One wonders whether the social benefit of alcohol is justified by the toll it takes in death, illness and family tragedy. This balance is worth inquiry, given that alcohol consumption is an incident of luxury while arms possession may be of utility in preserving both life and liberty.
The unfortunate aspect of this is that one must then get into the statistical game and its inbred dishonesty. I have largely refrained from drawing conclusions based on statistics from any source. I will continue that effort here. My point is not that there is a better basis for banning alcohol than banning guns, but, proceeding rationally, a comparison between the two should be made in contemplation of a ban on the latter.
It is interesting that outside of obscure references in gun magazines, there is no one seriously raising this argument. It seems in the popular press a foregone conclusion that outside the arcane act of hunting, weapons have no utility in modern America.
 Raoul Berger lists these among other examples where litigants have attempted to invoke the Ninth Amendment to assert inherent rights. Raoul Berger, The Ninth Amendment, 66 Cornell L. Rev. 1, 1-2 (1980).
 See, e.g., Barber, supra note 11, at 83 n.50. This style of right is representative of other possibilities. It is distinct from "traditional" constitutional rights in that it urges government to act affirmatively rather than refrain from certain other actions.
 Our current constitutional debate offers a stark example of the difficult questions that arise from a comparison of the unenumerated rights we are willing and unwilling to endorse. I am referring to the abortion debate and suggesting a comparison between that controversial right and a Ninth Amendment individual right to arms.
The right to abortion permits a woman under the rubric of privacy, to eliminate a potential life and, arguably, a life in being. In most cases, the mother bears substantial responsibility for this nascent life, and it generally is not an aggressive or immediate threat to her life. In most cases, it may be very hard to argue that the mother is in any way the victim of the fetus.
A fair comparison certainly might rank the interest in self-defense against violent aggression equally or more highly than the right to avoid a pregnancy that will disrupt or reduce the quality of one's life. Exactly this hierarchy appears in the abortion debate. Even those who would deny a woman's right to an abortion on demand seem to acknowledge the legitimacy of abortion if required to save the life of the mother. Even this conservative position is arguably more extreme than a right to use deadly force against a wrongful aggressor. By comparison, even in life threatening cases the fetus is wholly innocent and nonaggressive. Arguably, the mother has a greater duty to the fetus than any gun owner has to other members of society who may be killed or injured due to the availability of guns.

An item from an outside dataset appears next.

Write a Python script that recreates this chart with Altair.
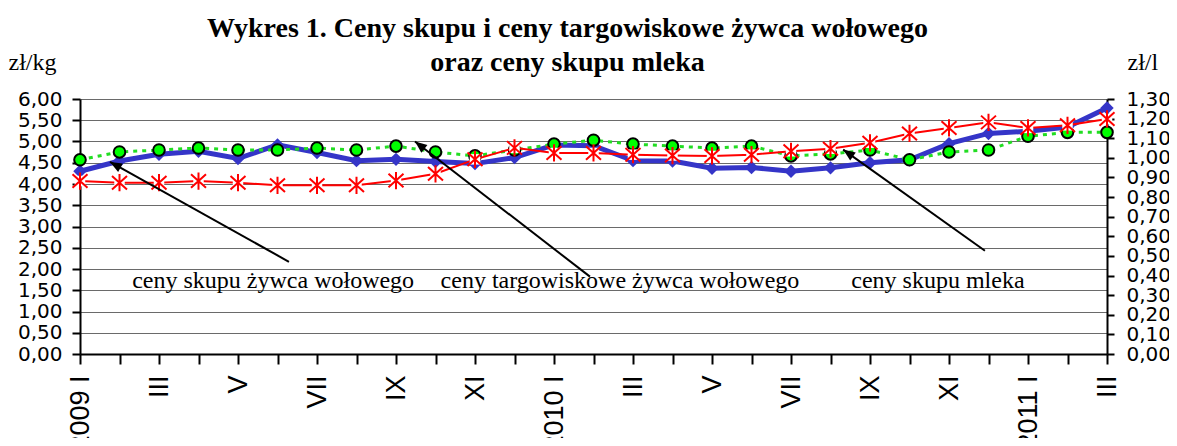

Another example stems from the admirable work of Professor Tribe. In Bowers v. Hardwick, 474 U.S. 943 (1985), Professor Tribe argued that the Ninth Amendment should be construed to invalidate Georgia's sodomy law. I would hazard a guess that the natural law support, historical and philosophical arguments, and other support for an individual right to arms are at least as substantial as the support for the right to engage in sodomy. See also Charles J. Cooper, Limited Government and Individual Liberty: The Ninth Amendment's Forgotten Lessons, 4 J.L. & Pol. 63 (noting that Professor Tribe argued broadly from the textual guarantee of liberty against such a pervasive intrusion on the person). Many of the convictions that would have us believe government's power ought not extend into one's private sexual activity may aid the argument that government cannot legitimately force citizens to rely on collective measures for personal security.